What needs to be done ▸
What is the number of lines holding the word "script"? Write that number and nothing else.

Recorded information ▸
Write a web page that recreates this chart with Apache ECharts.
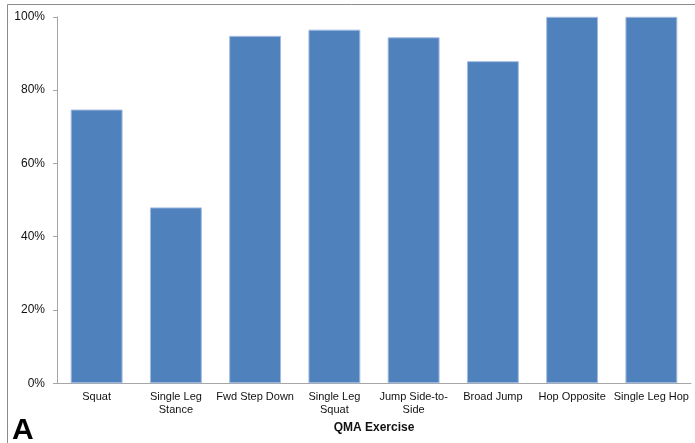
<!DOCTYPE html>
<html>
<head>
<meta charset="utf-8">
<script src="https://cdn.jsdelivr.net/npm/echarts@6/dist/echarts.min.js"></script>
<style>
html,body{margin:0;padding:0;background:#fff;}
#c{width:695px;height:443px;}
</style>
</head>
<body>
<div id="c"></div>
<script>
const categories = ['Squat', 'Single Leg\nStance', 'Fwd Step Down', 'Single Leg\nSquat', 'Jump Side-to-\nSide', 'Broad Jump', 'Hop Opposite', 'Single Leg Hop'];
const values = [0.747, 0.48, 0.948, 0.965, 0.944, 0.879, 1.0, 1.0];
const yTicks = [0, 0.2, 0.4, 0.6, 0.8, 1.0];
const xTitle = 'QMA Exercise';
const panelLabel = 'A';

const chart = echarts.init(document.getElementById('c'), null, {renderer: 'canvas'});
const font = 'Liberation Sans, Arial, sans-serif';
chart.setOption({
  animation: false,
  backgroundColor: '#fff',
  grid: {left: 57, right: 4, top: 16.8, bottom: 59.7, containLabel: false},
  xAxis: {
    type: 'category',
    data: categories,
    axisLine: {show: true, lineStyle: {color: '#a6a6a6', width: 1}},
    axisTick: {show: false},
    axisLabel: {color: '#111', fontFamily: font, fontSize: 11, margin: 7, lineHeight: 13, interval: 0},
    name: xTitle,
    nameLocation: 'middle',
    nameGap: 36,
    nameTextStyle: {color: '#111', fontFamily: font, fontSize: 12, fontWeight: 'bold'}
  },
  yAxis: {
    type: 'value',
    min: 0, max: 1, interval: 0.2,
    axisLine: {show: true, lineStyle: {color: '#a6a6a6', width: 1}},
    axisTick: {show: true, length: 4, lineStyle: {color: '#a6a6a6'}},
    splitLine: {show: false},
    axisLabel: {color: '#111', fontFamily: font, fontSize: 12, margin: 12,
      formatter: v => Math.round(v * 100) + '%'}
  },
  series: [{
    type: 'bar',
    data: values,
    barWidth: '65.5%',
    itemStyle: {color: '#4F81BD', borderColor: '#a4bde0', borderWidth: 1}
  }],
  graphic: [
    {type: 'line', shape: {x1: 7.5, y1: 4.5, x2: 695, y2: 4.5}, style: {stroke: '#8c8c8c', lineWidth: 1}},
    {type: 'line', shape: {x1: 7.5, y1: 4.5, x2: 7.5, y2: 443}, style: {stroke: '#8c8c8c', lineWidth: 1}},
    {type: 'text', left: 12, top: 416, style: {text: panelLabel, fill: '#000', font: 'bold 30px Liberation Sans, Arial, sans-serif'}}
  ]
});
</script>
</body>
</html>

--

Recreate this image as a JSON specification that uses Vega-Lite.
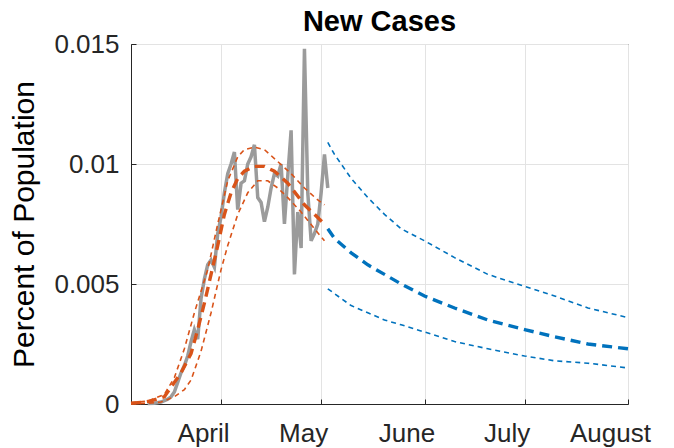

==

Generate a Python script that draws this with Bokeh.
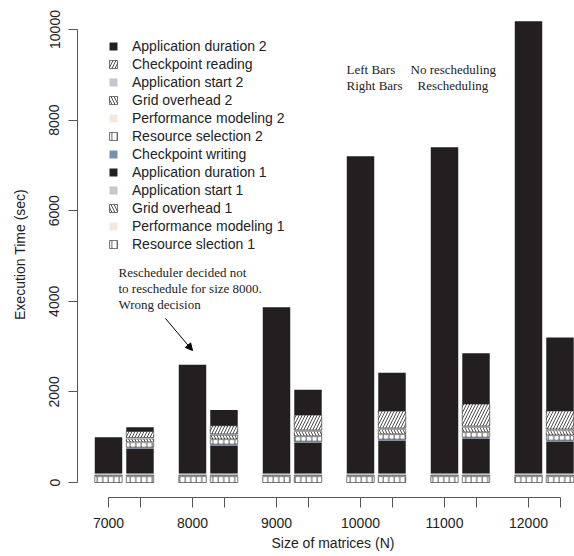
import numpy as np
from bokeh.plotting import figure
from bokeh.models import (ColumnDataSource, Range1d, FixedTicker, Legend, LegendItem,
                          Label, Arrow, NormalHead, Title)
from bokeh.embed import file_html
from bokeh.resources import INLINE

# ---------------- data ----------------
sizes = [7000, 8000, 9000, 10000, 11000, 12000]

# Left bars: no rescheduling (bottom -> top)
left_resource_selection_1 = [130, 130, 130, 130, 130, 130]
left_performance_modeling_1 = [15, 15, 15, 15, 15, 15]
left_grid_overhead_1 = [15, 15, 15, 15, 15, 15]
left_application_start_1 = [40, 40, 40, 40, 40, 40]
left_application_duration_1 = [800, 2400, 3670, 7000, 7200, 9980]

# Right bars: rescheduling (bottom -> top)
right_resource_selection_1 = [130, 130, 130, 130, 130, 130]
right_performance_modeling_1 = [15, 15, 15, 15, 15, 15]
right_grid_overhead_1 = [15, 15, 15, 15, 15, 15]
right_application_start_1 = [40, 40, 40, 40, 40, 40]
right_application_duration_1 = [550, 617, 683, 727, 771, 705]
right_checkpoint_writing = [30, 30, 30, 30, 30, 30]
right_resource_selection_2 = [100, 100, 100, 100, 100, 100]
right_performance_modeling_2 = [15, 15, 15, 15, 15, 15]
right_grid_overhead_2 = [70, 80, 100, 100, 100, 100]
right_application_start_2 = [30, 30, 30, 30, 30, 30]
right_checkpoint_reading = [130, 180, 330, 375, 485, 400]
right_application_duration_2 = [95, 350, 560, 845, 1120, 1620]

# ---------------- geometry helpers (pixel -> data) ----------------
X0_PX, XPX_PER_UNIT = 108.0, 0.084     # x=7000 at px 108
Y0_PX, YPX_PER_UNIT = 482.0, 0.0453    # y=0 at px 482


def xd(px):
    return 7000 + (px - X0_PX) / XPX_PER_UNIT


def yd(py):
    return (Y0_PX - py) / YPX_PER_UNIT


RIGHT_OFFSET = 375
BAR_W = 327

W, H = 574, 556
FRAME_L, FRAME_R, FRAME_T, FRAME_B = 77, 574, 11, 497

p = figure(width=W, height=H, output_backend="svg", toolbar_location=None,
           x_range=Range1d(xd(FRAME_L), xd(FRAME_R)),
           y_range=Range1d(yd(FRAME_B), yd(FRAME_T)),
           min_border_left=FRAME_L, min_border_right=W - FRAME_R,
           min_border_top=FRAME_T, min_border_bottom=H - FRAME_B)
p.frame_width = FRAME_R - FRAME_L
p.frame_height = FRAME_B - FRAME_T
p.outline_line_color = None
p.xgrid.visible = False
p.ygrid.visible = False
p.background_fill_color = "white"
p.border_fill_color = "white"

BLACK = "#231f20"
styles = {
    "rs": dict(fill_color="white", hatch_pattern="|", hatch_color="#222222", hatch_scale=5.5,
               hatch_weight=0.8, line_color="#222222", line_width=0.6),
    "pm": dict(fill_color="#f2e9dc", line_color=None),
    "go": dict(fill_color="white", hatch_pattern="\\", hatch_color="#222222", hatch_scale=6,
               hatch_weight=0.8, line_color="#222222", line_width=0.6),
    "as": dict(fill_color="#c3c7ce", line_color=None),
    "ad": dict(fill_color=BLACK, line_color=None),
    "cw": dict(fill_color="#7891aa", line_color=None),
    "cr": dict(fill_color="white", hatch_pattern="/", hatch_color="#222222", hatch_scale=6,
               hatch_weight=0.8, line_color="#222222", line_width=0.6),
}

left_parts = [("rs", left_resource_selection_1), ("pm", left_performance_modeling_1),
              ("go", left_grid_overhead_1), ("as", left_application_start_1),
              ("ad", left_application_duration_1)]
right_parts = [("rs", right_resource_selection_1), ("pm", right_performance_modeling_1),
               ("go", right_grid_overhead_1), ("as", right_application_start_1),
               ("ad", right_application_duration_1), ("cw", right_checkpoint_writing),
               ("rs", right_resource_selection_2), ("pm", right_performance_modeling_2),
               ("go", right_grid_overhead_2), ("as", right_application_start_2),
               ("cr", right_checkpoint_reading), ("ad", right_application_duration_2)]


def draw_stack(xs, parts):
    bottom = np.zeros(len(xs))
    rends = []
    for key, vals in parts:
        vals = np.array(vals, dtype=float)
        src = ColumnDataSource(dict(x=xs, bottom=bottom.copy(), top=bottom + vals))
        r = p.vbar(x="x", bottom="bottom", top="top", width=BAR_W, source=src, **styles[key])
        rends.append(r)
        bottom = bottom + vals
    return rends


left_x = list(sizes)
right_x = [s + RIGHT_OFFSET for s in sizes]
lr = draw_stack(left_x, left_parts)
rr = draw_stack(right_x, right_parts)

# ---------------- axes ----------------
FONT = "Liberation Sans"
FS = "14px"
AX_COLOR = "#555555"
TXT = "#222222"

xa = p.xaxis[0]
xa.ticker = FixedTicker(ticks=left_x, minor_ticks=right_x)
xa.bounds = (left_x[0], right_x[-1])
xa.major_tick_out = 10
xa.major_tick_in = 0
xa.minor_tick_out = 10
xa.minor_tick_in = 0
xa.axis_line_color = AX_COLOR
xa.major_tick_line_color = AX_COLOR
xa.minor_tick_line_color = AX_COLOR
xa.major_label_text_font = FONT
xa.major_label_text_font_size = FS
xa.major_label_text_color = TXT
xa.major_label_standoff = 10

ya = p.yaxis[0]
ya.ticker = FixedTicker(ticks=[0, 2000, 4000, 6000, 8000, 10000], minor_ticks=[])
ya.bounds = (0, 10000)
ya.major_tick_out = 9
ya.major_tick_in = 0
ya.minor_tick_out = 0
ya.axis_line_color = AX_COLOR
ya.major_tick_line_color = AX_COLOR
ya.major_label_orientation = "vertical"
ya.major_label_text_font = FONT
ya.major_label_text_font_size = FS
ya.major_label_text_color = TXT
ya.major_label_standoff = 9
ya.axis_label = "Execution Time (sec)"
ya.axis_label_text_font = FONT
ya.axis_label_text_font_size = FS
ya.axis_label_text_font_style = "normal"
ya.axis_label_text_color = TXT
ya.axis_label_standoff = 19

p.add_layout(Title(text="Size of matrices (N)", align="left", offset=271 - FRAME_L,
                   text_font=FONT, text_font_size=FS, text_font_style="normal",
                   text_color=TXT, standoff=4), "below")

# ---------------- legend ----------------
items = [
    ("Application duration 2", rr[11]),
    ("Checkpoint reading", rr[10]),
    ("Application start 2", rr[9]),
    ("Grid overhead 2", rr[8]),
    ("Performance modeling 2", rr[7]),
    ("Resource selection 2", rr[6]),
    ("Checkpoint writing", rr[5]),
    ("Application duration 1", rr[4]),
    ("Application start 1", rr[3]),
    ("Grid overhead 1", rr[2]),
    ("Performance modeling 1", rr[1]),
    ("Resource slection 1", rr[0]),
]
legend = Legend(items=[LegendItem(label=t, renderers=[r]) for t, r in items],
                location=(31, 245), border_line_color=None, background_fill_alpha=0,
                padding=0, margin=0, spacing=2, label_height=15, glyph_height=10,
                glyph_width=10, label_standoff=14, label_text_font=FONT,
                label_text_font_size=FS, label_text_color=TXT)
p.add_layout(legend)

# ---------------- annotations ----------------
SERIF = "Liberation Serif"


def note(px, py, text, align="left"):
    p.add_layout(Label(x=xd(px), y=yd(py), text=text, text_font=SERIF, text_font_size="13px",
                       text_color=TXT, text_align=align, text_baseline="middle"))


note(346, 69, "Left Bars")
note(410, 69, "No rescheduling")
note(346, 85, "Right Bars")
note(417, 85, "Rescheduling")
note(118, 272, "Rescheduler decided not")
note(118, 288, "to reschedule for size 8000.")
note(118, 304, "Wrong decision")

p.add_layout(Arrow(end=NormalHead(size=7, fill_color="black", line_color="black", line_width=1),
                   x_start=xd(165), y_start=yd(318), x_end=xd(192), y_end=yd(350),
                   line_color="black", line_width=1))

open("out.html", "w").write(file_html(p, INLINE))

Solution below ▸
4